-- DATA PROVIDED --
▬▬▬▬▬▬▬▬▬▬

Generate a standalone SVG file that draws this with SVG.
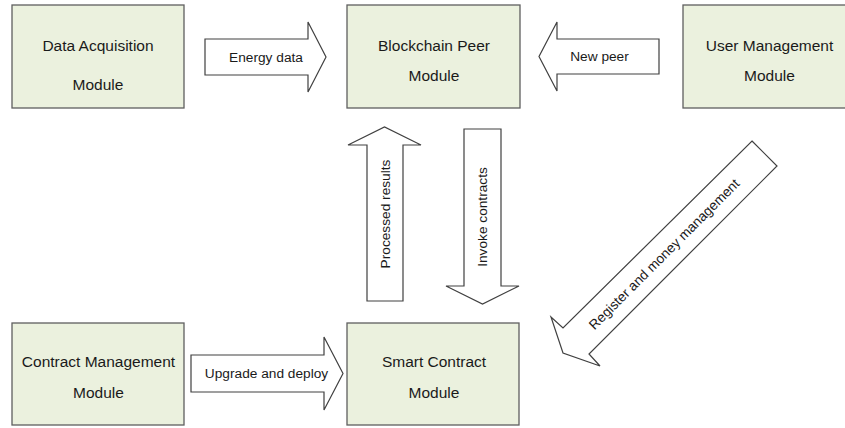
<svg xmlns="http://www.w3.org/2000/svg" width="845" height="428" viewBox="0 0 845 428">
<style>
.box{fill:#EBF1DE;stroke:#5F5F5F;stroke-width:1.3}
.arr{fill:#FFFFFF;stroke:#404040;stroke-width:1.2;stroke-linejoin:miter}
.t{font-family:"Liberation Sans",Arial,sans-serif;font-size:15.5px;fill:#1A1A1A;text-anchor:middle}
.l{font-family:"Liberation Sans",Arial,sans-serif;font-size:13.7px;fill:#1A1A1A;text-anchor:middle}
</style>
<rect width="845" height="428" fill="#FFFFFF"/>
<g id="data-acquisition">
<rect class="box" x="12" y="5" width="172" height="103"/>
<text class="t" x="98" y="51">Data Acquisition</text>
<text class="t" x="98" y="90">Module</text>
</g>
<g id="blockchain-peer">
<rect class="box" x="347" y="5" width="173" height="103"/>
<text class="t" x="434" y="51">Blockchain Peer</text>
<text class="t" x="434" y="81">Module</text>
</g>
<g id="user-management">
<rect class="box" x="683" y="5" width="173" height="103"/>
<text class="t" x="769.5" y="51">User Management</text>
<text class="t" x="769.5" y="81">Module</text>
</g>
<g id="contract-management">
<rect class="box" x="12" y="323" width="172" height="102"/>
<text class="t" x="98.5" y="367">Contract Management</text>
<text class="t" x="98.5" y="398">Module</text>
</g>
<g id="smart-contract">
<rect class="box" x="347" y="323" width="172" height="102"/>
<text class="t" x="434" y="367">Smart Contract</text>
<text class="t" x="434" y="398">Module</text>
</g>
<g id="connectors">
<g id="energy-data">
<polygon class="arr" points="205,39 308,39 308,22 326,57 308,92 308,75 205,75"/>
<text class="l" x="266" y="61.5">Energy data</text>
</g>
<g id="new-peer">
<polygon class="arr" points="659,39 557,39 557,22 539,56.5 557,91 557,74 659,74"/>
<text class="l" x="599.5" y="61">New peer</text>
</g>
<g id="upgrade-deploy">
<polygon class="arr" points="191,355 324,355 324,337 343,373.5 324,410 324,392 191,392"/>
<text class="l" x="266.5" y="378">Upgrade and deploy</text>
</g>
<g id="processed-results">
<polygon class="arr" points="367,301 367,145 348,145 384.5,127 421,145 403,145 403,301"/>
<text class="l" transform="translate(390,214) rotate(-90)">Processed results</text>
</g>
<g id="invoke-contracts">
<polygon class="arr" points="464,129 501,129 501,286 519,286 482.5,304 446,286 464,286"/>
<text class="l" transform="translate(487,217) rotate(-90)">Invoke contracts</text>
</g>
<g id="register-money">
<polygon class="arr" points="752,141 777,166 589,354 600,366 563,353 551,317 563,328"/>
<text class="l" transform="translate(667.5,257.5) rotate(-45)">Register and money management</text>
</g>
</g>
</svg>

▬▬▬▬▬▬▬▬▬▬

-- TASK GOAL --
Transcribe the material exactly, and leave out whatever pictures it holds.

-- CORRECT RESULT --
Generate a standalone SVG file that draws this with SVG.
<svg xmlns="http://www.w3.org/2000/svg" width="845" height="428" viewBox="0 0 845 428">
<style>
.box{fill:#EBF1DE;stroke:#5F5F5F;stroke-width:1.3}
.arr{fill:#FFFFFF;stroke:#404040;stroke-width:1.2;stroke-linejoin:miter}
.t{font-family:"Liberation Sans",Arial,sans-serif;font-size:15.5px;fill:#1A1A1A;text-anchor:middle}
.l{font-family:"Liberation Sans",Arial,sans-serif;font-size:13.7px;fill:#1A1A1A;text-anchor:middle}
</style>
<rect width="845" height="428" fill="#FFFFFF"/>
<g id="data-acquisition">
<rect class="box" x="12" y="5" width="172" height="103"/>
<text class="t" x="98" y="51">Data Acquisition</text>
<text class="t" x="98" y="90">Module</text>
</g>
<g id="blockchain-peer">
<rect class="box" x="347" y="5" width="173" height="103"/>
<text class="t" x="434" y="51">Blockchain Peer</text>
<text class="t" x="434" y="81">Module</text>
</g>
<g id="user-management">
<rect class="box" x="683" y="5" width="173" height="103"/>
<text class="t" x="769.5" y="51">User Management</text>
<text class="t" x="769.5" y="81">Module</text>
</g>
<g id="contract-management">
<rect class="box" x="12" y="323" width="172" height="102"/>
<text class="t" x="98.5" y="367">Contract Management</text>
<text class="t" x="98.5" y="398">Module</text>
</g>
<g id="smart-contract">
<rect class="box" x="347" y="323" width="172" height="102"/>
<text class="t" x="434" y="367">Smart Contract</text>
<text class="t" x="434" y="398">Module</text>
</g>
<g id="connectors">
<g id="energy-data">
<polygon class="arr" points="205,39 308,39 308,22 326,57 308,92 308,75 205,75"/>
<text class="l" x="266" y="61.5">Energy data</text>
</g>
<g id="new-peer">
<polygon class="arr" points="659,39 557,39 557,22 539,56.5 557,91 557,74 659,74"/>
<text class="l" x="599.5" y="61">New peer</text>
</g>
<g id="upgrade-deploy">
<polygon class="arr" points="191,355 324,355 324,337 343,373.5 324,410 324,392 191,392"/>
<text class="l" x="266.5" y="378">Upgrade and deploy</text>
</g>
<g id="processed-results">
<polygon class="arr" points="367,301 367,145 348,145 384.5,127 421,145 403,145 403,301"/>
<text class="l" transform="translate(390,214) rotate(-90)">Processed results</text>
</g>
<g id="invoke-contracts">
<polygon class="arr" points="464,129 501,129 501,286 519,286 482.5,304 446,286 464,286"/>
<text class="l" transform="translate(487,217) rotate(-90)">Invoke contracts</text>
</g>
<g id="register-money">
<polygon class="arr" points="752,141 777,166 589,354 600,366 563,353 551,317 563,328"/>
<text class="l" transform="translate(667.5,257.5) rotate(-45)">Register and money management</text>
</g>
</g>
</svg>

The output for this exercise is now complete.